Stated exercise
Write the data below out exactly as it stands. Do not include the pictures.

Supplied records
%%

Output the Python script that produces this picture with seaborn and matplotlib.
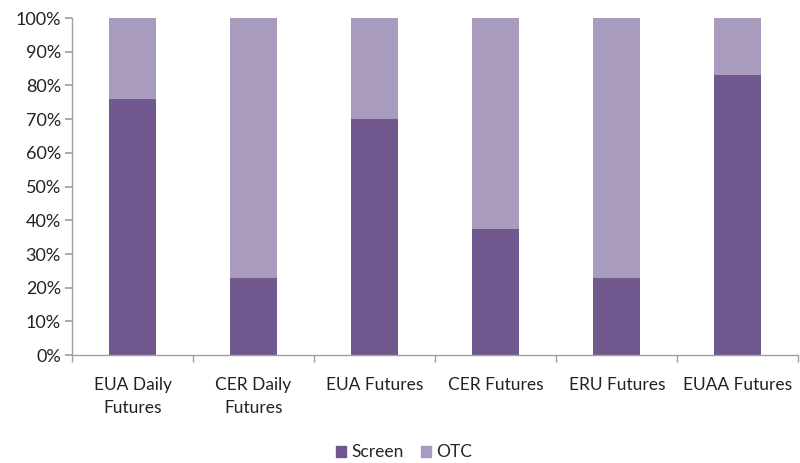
import matplotlib
matplotlib.use("Agg")
import matplotlib.pyplot as plt
import numpy as np
import pandas as pd
import seaborn as sns
from matplotlib.patches import Patch
from matplotlib.ticker import FixedLocator, PercentFormatter

categories = ["EUA Daily\nFutures", "CER Daily\nFutures", "EUA Futures",
              "CER Futures", "ERU Futures", "EUAA Futures"]
screen = [76, 23, 70, 37.5, 23, 83]
otc = [24, 77, 30, 62.5, 77, 17]

screen_color = "#71588F"
otc_color = "#A99BBD"

sns.set_theme(style="white")
plt.rcParams["font.family"] = ["Lato", "DejaVu Sans"]

df = pd.DataFrame({"category": categories, "Screen": screen, "OTC": otc})
df["total"] = df["Screen"] + df["OTC"]

fig = plt.figure(figsize=(8, 4.63), dpi=100)
ax = fig.add_axes([0.09, 0.233, 0.908, 0.728])

sns.barplot(data=df, x="category", y="total", color=otc_color, width=0.39,
            saturation=1, linewidth=0, ax=ax)
sns.barplot(data=df, x="category", y="Screen", color=screen_color, width=0.39,
            saturation=1, linewidth=0, ax=ax)

ax.set_xlim(-0.5, len(categories) - 0.5)
ax.set_ylim(0, 100)
ax.set_yticks(np.arange(0, 101, 10))
ax.yaxis.set_major_formatter(PercentFormatter(decimals=0))
ax.set_xlabel("")
ax.set_ylabel("")

for s in ["top", "right"]:
    ax.spines[s].set_visible(False)
for s in ["left", "bottom"]:
    ax.spines[s].set_color("#A0A0A0")
    ax.spines[s].set_linewidth(1)

ax.xaxis.set_minor_locator(FixedLocator(np.arange(-0.5, len(categories), 1)))
ax.tick_params(axis="x", which="major", length=0, pad=16, labelsize=12.5,
               colors="#222222")
ax.tick_params(axis="x", which="minor", length=5, color="#A0A0A0", direction="out",
               bottom=True)
ax.tick_params(axis="y", which="major", length=5, color="#A0A0A0", direction="out",
               left=True, labelsize=13, colors="#222222", pad=3)
for lbl in ax.get_xticklabels():
    lbl.set_linespacing(1.55)

handles = [Patch(color=screen_color, label="Screen"),
           Patch(color=otc_color, label="OTC")]
fig.legend(handles=handles, loc="center", bbox_to_anchor=(0.505, 0.023), ncol=2,
           frameon=False, fontsize=12.5, handlelength=0.6, handleheight=0.6,
           handletextpad=0.3, columnspacing=1.0)

fig.savefig("out.png", dpi=100)
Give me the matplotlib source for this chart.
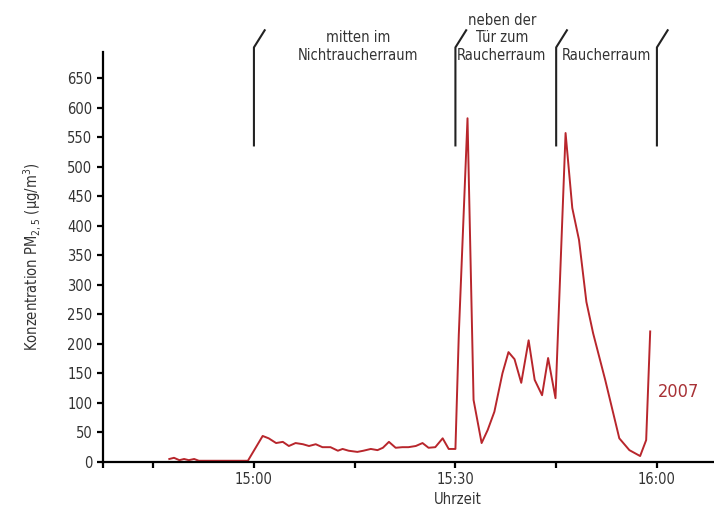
import matplotlib
matplotlib.use("Agg")
import matplotlib.pyplot as plt
from matplotlib.ticker import FixedLocator, FuncFormatter

# minutes after 15:00 and PM2.5 concentration
minutes = [-12.6, -11.9, -11.1, -10.4, -9.7, -8.9, -8.2, -0.9,
           1.3, 2.2, 3.3, 4.3, 5.2, 6.2, 7.3, 8.2, 9.2, 10.2, 11.4, 12.5,
           13.2, 14.1, 15.4, 16.3, 17.4, 18.4, 19.2, 20.1, 21.1, 22.1,
           23.0, 24.1, 25.1, 26.0, 27.0, 28.1, 29.0, 30.0, 30.5, 31.8,
           32.7, 33.9, 34.8, 35.8, 37.0, 37.9, 38.8, 39.8, 40.9, 41.8,
           42.9, 43.8, 44.9, 46.4, 47.4, 48.4, 49.5, 50.5, 52.3, 54.4,
           55.9, 57.5, 58.4, 59.0]
pm25 = [5, 7, 3, 5, 3, 5, 2, 2,
        44, 40, 32, 34, 27, 32, 30, 27, 30, 25, 25, 19,
        22, 19, 17, 19, 22, 20, 24, 34, 24, 25,
        25, 27, 32, 24, 25, 40, 22, 22, 215, 582,
        105, 32, 54, 85, 150, 186, 174, 134, 206, 139,
        113, 176, 108, 557, 430, 376, 271, 218, 139, 40,
        20, 10, 37, 221]

segment_bounds = [0, 30, 45, 60]
segment_labels = ["mitten im\nNichtraucherraum", "neben der\nTür zum\nRaucherraum", "Raucherraum"]
yticks = list(range(0, 651, 50))
xticks = [-22.5, -15, 0, 15, 30, 45, 60]
xtick_labels = {0: "15:00", 30: "15:30", 60: "16:00"}

plt.rcParams['font.family'] = ['DejaVu Sans']
plt.rcParams['font.stretch'] = 'condensed'

fig = plt.figure(figsize=(7.14, 5.11), dpi=100)
ax = fig.add_axes([0.144, 0.096, 0.856, 0.802])

red = "#b8262c"
ax.plot(minutes, pm25, color=red, lw=1.4, clip_on=False)

ax.set_xlim(-22.5, 68.5)
ax.set_ylim(0, 694)
ax.yaxis.set_major_locator(FixedLocator(yticks))
ax.xaxis.set_major_locator(FixedLocator(xticks))
ax.xaxis.set_major_formatter(FuncFormatter(lambda v, p: xtick_labels.get(int(v), "") if v == int(v) else ""))

for s in ["top", "right"]:
    ax.spines[s].set_visible(False)
for s in ["left", "bottom"]:
    ax.spines[s].set_linewidth(1.6)
ax.tick_params(axis="both", direction="out", length=4, width=1.6,
               labelsize=10.5, labelcolor="#333333")

ax.set_ylabel("Konzentration PM$_{2,5}$ (µg/m$^3$)", fontsize=10.5, color="#333333")
ax.yaxis.set_label_coords(-0.098, 0.5)
ax.text(30.3, -64, "Uhrzeit", ha="center", va="center", fontsize=10.5, color="#333333", clip_on=False)

# room segment markers above the plot
for b in segment_bounds:
    ax.plot([b, b, b + 1.6], [536, 702, 731], color="#222222", lw=1.5, clip_on=False)

label_x = [15.5, 36.9, 52.5]
for lx, txt in zip(label_x, segment_labels):
    ax.text(lx, 676, txt, ha="center", va="bottom", fontsize=10.5, color="#333333",
            linespacing=1.2, clip_on=False)

ax.text(60.2, 119, "2007", ha="left", va="center", fontsize=13, color="#a83236")

fig.savefig("out.png", dpi=100)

%%

The answer
Output the Python script that produces this picture with seaborn and matplotlib.
import matplotlib
matplotlib.use("Agg")
import matplotlib.pyplot as plt
import numpy as np
import pandas as pd
import seaborn as sns
from matplotlib.patches import Patch
from matplotlib.ticker import FixedLocator, PercentFormatter

categories = ["EUA Daily\nFutures", "CER Daily\nFutures", "EUA Futures",
              "CER Futures", "ERU Futures", "EUAA Futures"]
screen = [76, 23, 70, 37.5, 23, 83]
otc = [24, 77, 30, 62.5, 77, 17]

screen_color = "#71588F"
otc_color = "#A99BBD"

sns.set_theme(style="white")
plt.rcParams["font.family"] = ["Lato", "DejaVu Sans"]

df = pd.DataFrame({"category": categories, "Screen": screen, "OTC": otc})
df["total"] = df["Screen"] + df["OTC"]

fig = plt.figure(figsize=(8, 4.63), dpi=100)
ax = fig.add_axes([0.09, 0.233, 0.908, 0.728])

sns.barplot(data=df, x="category", y="total", color=otc_color, width=0.39,
            saturation=1, linewidth=0, ax=ax)
sns.barplot(data=df, x="category", y="Screen", color=screen_color, width=0.39,
            saturation=1, linewidth=0, ax=ax)

ax.set_xlim(-0.5, len(categories) - 0.5)
ax.set_ylim(0, 100)
ax.set_yticks(np.arange(0, 101, 10))
ax.yaxis.set_major_formatter(PercentFormatter(decimals=0))
ax.set_xlabel("")
ax.set_ylabel("")

for s in ["top", "right"]:
    ax.spines[s].set_visible(False)
for s in ["left", "bottom"]:
    ax.spines[s].set_color("#A0A0A0")
    ax.spines[s].set_linewidth(1)

ax.xaxis.set_minor_locator(FixedLocator(np.arange(-0.5, len(categories), 1)))
ax.tick_params(axis="x", which="major", length=0, pad=16, labelsize=12.5,
               colors="#222222")
ax.tick_params(axis="x", which="minor", length=5, color="#A0A0A0", direction="out",
               bottom=True)
ax.tick_params(axis="y", which="major", length=5, color="#A0A0A0", direction="out",
               left=True, labelsize=13, colors="#222222", pad=3)
for lbl in ax.get_xticklabels():
    lbl.set_linespacing(1.55)

handles = [Patch(color=screen_color, label="Screen"),
           Patch(color=otc_color, label="OTC")]
fig.legend(handles=handles, loc="center", bbox_to_anchor=(0.505, 0.023), ncol=2,
           frameon=False, fontsize=12.5, handlelength=0.6, handleheight=0.6,
           handletextpad=0.3, columnspacing=1.0)

fig.savefig("out.png", dpi=100)
Give me the matplotlib source for this chart.
import matplotlib
matplotlib.use("Agg")
import matplotlib.pyplot as plt
from matplotlib.ticker import FixedLocator, FuncFormatter

# minutes after 15:00 and PM2.5 concentration
minutes = [-12.6, -11.9, -11.1, -10.4, -9.7, -8.9, -8.2, -0.9,
           1.3, 2.2, 3.3, 4.3, 5.2, 6.2, 7.3, 8.2, 9.2, 10.2, 11.4, 12.5,
           13.2, 14.1, 15.4, 16.3, 17.4, 18.4, 19.2, 20.1, 21.1, 22.1,
           23.0, 24.1, 25.1, 26.0, 27.0, 28.1, 29.0, 30.0, 30.5, 31.8,
           32.7, 33.9, 34.8, 35.8, 37.0, 37.9, 38.8, 39.8, 40.9, 41.8,
           42.9, 43.8, 44.9, 46.4, 47.4, 48.4, 49.5, 50.5, 52.3, 54.4,
           55.9, 57.5, 58.4, 59.0]
pm25 = [5, 7, 3, 5, 3, 5, 2, 2,
        44, 40, 32, 34, 27, 32, 30, 27, 30, 25, 25, 19,
        22, 19, 17, 19, 22, 20, 24, 34, 24, 25,
        25, 27, 32, 24, 25, 40, 22, 22, 215, 582,
        105, 32, 54, 85, 150, 186, 174, 134, 206, 139,
        113, 176, 108, 557, 430, 376, 271, 218, 139, 40,
        20, 10, 37, 221]

segment_bounds = [0, 30, 45, 60]
segment_labels = ["mitten im\nNichtraucherraum", "neben der\nTür zum\nRaucherraum", "Raucherraum"]
yticks = list(range(0, 651, 50))
xticks = [-22.5, -15, 0, 15, 30, 45, 60]
xtick_labels = {0: "15:00", 30: "15:30", 60: "16:00"}

plt.rcParams['font.family'] = ['DejaVu Sans']
plt.rcParams['font.stretch'] = 'condensed'

fig = plt.figure(figsize=(7.14, 5.11), dpi=100)
ax = fig.add_axes([0.144, 0.096, 0.856, 0.802])

red = "#b8262c"
ax.plot(minutes, pm25, color=red, lw=1.4, clip_on=False)

ax.set_xlim(-22.5, 68.5)
ax.set_ylim(0, 694)
ax.yaxis.set_major_locator(FixedLocator(yticks))
ax.xaxis.set_major_locator(FixedLocator(xticks))
ax.xaxis.set_major_formatter(FuncFormatter(lambda v, p: xtick_labels.get(int(v), "") if v == int(v) else ""))

for s in ["top", "right"]:
    ax.spines[s].set_visible(False)
for s in ["left", "bottom"]:
    ax.spines[s].set_linewidth(1.6)
ax.tick_params(axis="both", direction="out", length=4, width=1.6,
               labelsize=10.5, labelcolor="#333333")

ax.set_ylabel("Konzentration PM$_{2,5}$ (µg/m$^3$)", fontsize=10.5, color="#333333")
ax.yaxis.set_label_coords(-0.098, 0.5)
ax.text(30.3, -64, "Uhrzeit", ha="center", va="center", fontsize=10.5, color="#333333", clip_on=False)

# room segment markers above the plot
for b in segment_bounds:
    ax.plot([b, b, b + 1.6], [536, 702, 731], color="#222222", lw=1.5, clip_on=False)

label_x = [15.5, 36.9, 52.5]
for lx, txt in zip(label_x, segment_labels):
    ax.text(lx, 676, txt, ha="center", va="bottom", fontsize=10.5, color="#333333",
            linespacing=1.2, clip_on=False)

ax.text(60.2, 119, "2007", ha="left", va="center", fontsize=13, color="#a83236")

fig.savefig("out.png", dpi=100)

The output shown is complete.